For instance, Serbia’s Vucic has taken a page from the European Union’s authoritarians such as Hungary’s Viktor Orban. He is Europhilic when he can extract benefits from the EU, and Eurosceptic when there are higher bidders in town.
In a different example, in order to boost its lacklustre economic growth, Italy has been getting closer to China, which explains why it became the first G7 state to sign on to the Belt and Road Initiative in 2019. It has also been one of the leading European voices for a rapprochement with Russia, from well before the pandemic.
Second, the narrative that reinforces the stereotypes of the European Union as a whole being disjointed and lagging in response does not account for several vital counterpoints. It is rightly held to a greater account than external powers getting involved in crisis mitigation.
However, it is imperative to note there is no common European health policy because organising and delivering public health care is exclusively in the purview of member states’ national governments. This creates a paradox whereby the EU was better equipped to come to China’s aid when the outbreak began in Hubei province than it was mobilising as a collective to help its member-states when COVID-19 came to Europe.
Lastly, there is the issue of soft power build-up. Even if the premise that foreign aid is primarily an instrument in topping up China’s and Russia’s soft power caches holds, it neglects the size of that aid, and the fact European Union member states have by far accounted for the largest share of aid within the Union’s borders.

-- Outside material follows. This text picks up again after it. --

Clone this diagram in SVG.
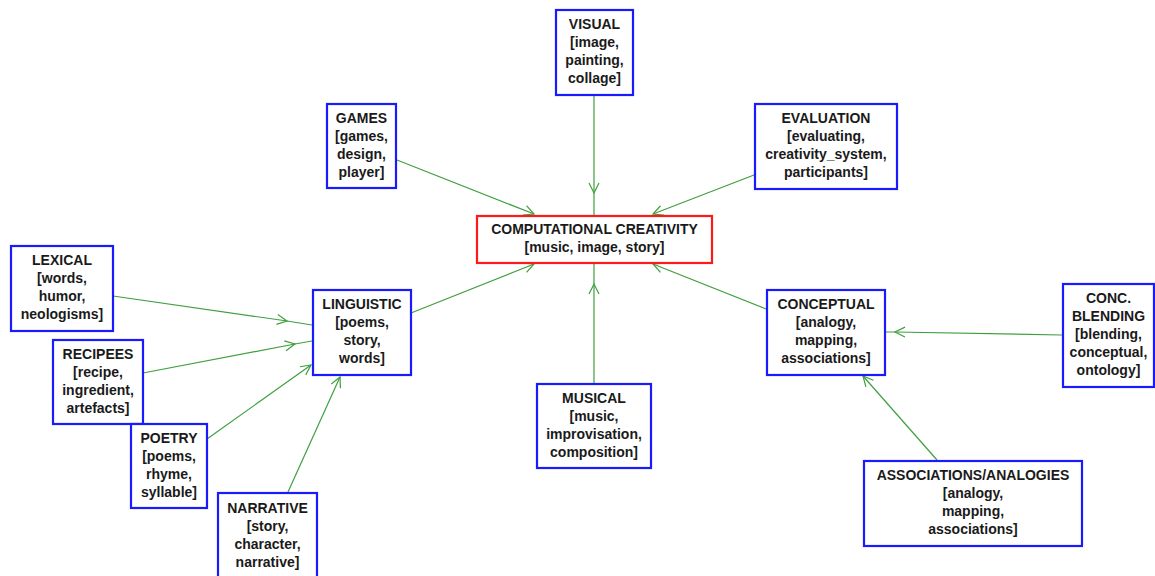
<svg xmlns="http://www.w3.org/2000/svg" width="1155" height="576" viewBox="0 0 1155 576">
<style>
.box{fill:#ffffff;stroke:#1a1aff;stroke-width:2.2}
.main{fill:#ffffff;stroke:#ff1a1a;stroke-width:2.2}
text{font-family:"Liberation Sans",Arial,sans-serif;font-size:14px;font-weight:bold;fill:#1a1a1a;text-anchor:middle}
.edge{fill:none;stroke:#3f9f3f;stroke-width:1.2}
</style>
<defs>
<marker id="arr" markerUnits="userSpaceOnUse" markerWidth="14" markerHeight="14" viewBox="-12 -7 14 14" refX="0" refY="0" orient="auto">
<path d="M-10,-5 L0,0 L-10,5" fill="none" stroke="#3f9f3f" stroke-width="1.2"/>
</marker>
</defs>
<rect width="1155" height="576" fill="#ffffff"/>
<g id="connectors">
<path class="edge" d="M397,160 L534,214" marker-end="url(#arr)"/>
<path class="edge" d="M594,95 L594,193 L594,215" marker-mid="url(#arr)"/>
<path class="edge" d="M754,175 L653,214" marker-end="url(#arr)"/>
<path class="edge" d="M411,313 L534,264" marker-end="url(#arr)"/>
<path class="edge" d="M594,383 L594,284 L594,263" marker-mid="url(#arr)"/>
<path class="edge" d="M766,309 L653,264" marker-end="url(#arr)"/>
<path class="edge" d="M113,296 L287,321 L312,325" marker-mid="url(#arr)"/>
<path class="edge" d="M143,373 L295,344 L312,341" marker-mid="url(#arr)"/>
<path class="edge" d="M207,439 L311,365" marker-end="url(#arr)"/>
<path class="edge" d="M288,492 L340,377" marker-end="url(#arr)"/>
<path class="edge" d="M1062,335 L895,332 L886,332" marker-mid="url(#arr)"/>
<path class="edge" d="M937,460 L863,376" marker-end="url(#arr)"/>
</g>
<g id="visual">
<rect class="box" x="556" y="10" width="77" height="85"/>
<text x="594.5" y="29">VISUAL</text><text x="594.5" y="47">[image,</text><text x="594.5" y="65">painting,</text><text x="594.5" y="83">collage]</text>
</g>
<g id="games">
<rect class="box" x="327" y="104" width="69" height="84"/>
<text x="361.5" y="122.5">GAMES</text><text x="361.5" y="140.5">[games,</text><text x="361.5" y="158.5">design,</text><text x="361.5" y="176.5">player]</text>
</g>
<g id="evaluation">
<rect class="box" x="755" y="104" width="142" height="85"/>
<text x="826" y="123">EVALUATION</text><text x="826" y="141">[evaluating,</text><text x="826" y="159">creativity_system,</text><text x="826" y="177">participants]</text>
</g>
<g id="computational_creativity">
<rect class="main" x="477" y="216" width="235" height="47"/>
<text x="594.5" y="234">COMPUTATIONAL CREATIVITY</text><text x="594.5" y="252">[music, image, story]</text>
</g>
<g id="lexical">
<rect class="box" x="11" y="246" width="102" height="85"/>
<text x="62" y="265">LEXICAL</text><text x="62" y="283">[words,</text><text x="62" y="301">humor,</text><text x="62" y="319">neologisms]</text>
</g>
<g id="linguistic">
<rect class="box" x="313" y="290" width="98" height="85"/>
<text x="362" y="309">LINGUISTIC</text><text x="362" y="327">[poems,</text><text x="362" y="345">story,</text><text x="362" y="363">words]</text>
</g>
<g id="conceptual">
<rect class="box" x="767" y="290" width="118" height="85"/>
<text x="826" y="309">CONCEPTUAL</text><text x="826" y="327">[analogy,</text><text x="826" y="345">mapping,</text><text x="826" y="363">associations]</text>
</g>
<g id="conc_blending">
<rect class="box" x="1063" y="284" width="91" height="103"/>
<text x="1108.5" y="303">CONC.</text><text x="1108.5" y="321">BLENDING</text><text x="1108.5" y="339">[blending,</text><text x="1108.5" y="357">conceptual,</text><text x="1108.5" y="375">ontology]</text>
</g>
<g id="recipees">
<rect class="box" x="53" y="340" width="90" height="84"/>
<text x="98" y="358.5">RECIPEES</text><text x="98" y="376.5">[recipe,</text><text x="98" y="394.5">ingredient,</text><text x="98" y="412.5">artefacts]</text>
</g>
<g id="musical">
<rect class="box" x="537" y="384" width="114" height="84"/>
<text x="594" y="402.5">MUSICAL</text><text x="594" y="420.5">[music,</text><text x="594" y="438.5">improvisation,</text><text x="594" y="456.5">composition]</text>
</g>
<g id="poetry">
<rect class="box" x="131" y="424" width="76" height="84"/>
<text x="169" y="442.5">POETRY</text><text x="169" y="460.5">[poems,</text><text x="169" y="478.5">rhyme,</text><text x="169" y="496.5">syllable]</text>
</g>
<g id="associations_analogies">
<rect class="box" x="864" y="461" width="218" height="85"/>
<text x="973" y="480">ASSOCIATIONS/ANALOGIES</text><text x="973" y="498">[analogy,</text><text x="973" y="516">mapping,</text><text x="973" y="534">associations]</text>
</g>
<g id="narrative">
<rect class="box" x="218" y="493" width="99" height="85"/>
<text x="267.5" y="513">NARRATIVE</text><text x="267.5" y="531">[story,</text><text x="267.5" y="549">character,</text><text x="267.5" y="567">narrative]</text>
</g>
</svg>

This pandemic has only reaffirmed the European Union’s long-standing issue with getting bad press in times of crisis. Clearly, this is not a problem that can be solved with the colourful data visualisations and apologetic statements the European Commission has published in the aftermath.
Yet, it only highlights the control over narrative that the bad Samaritans have, especially given their authoritarian nature. Moreover, it points to some of the pre-set reporting schemas in the European and international media.
After all, apparent lack of European solidarity regularly receives more coverage than the instances of inter-governmental cooperation.
There is no escaping the hard truth that China and Russia are determined not to let this crisis go to waste. It is a unique opportunity to paint themselves as the white knights, even when their aid turns out to be faulty, and when it comes with an invoice attached.
Yet, what is more worrying is not understanding the deep-seated problems that have enabled the bad Samaritans to assert themselves in such a prominent way. For the COVID-19 pandemic has merely amplified existing worrying trends, rather than created a distinct set of new challenges.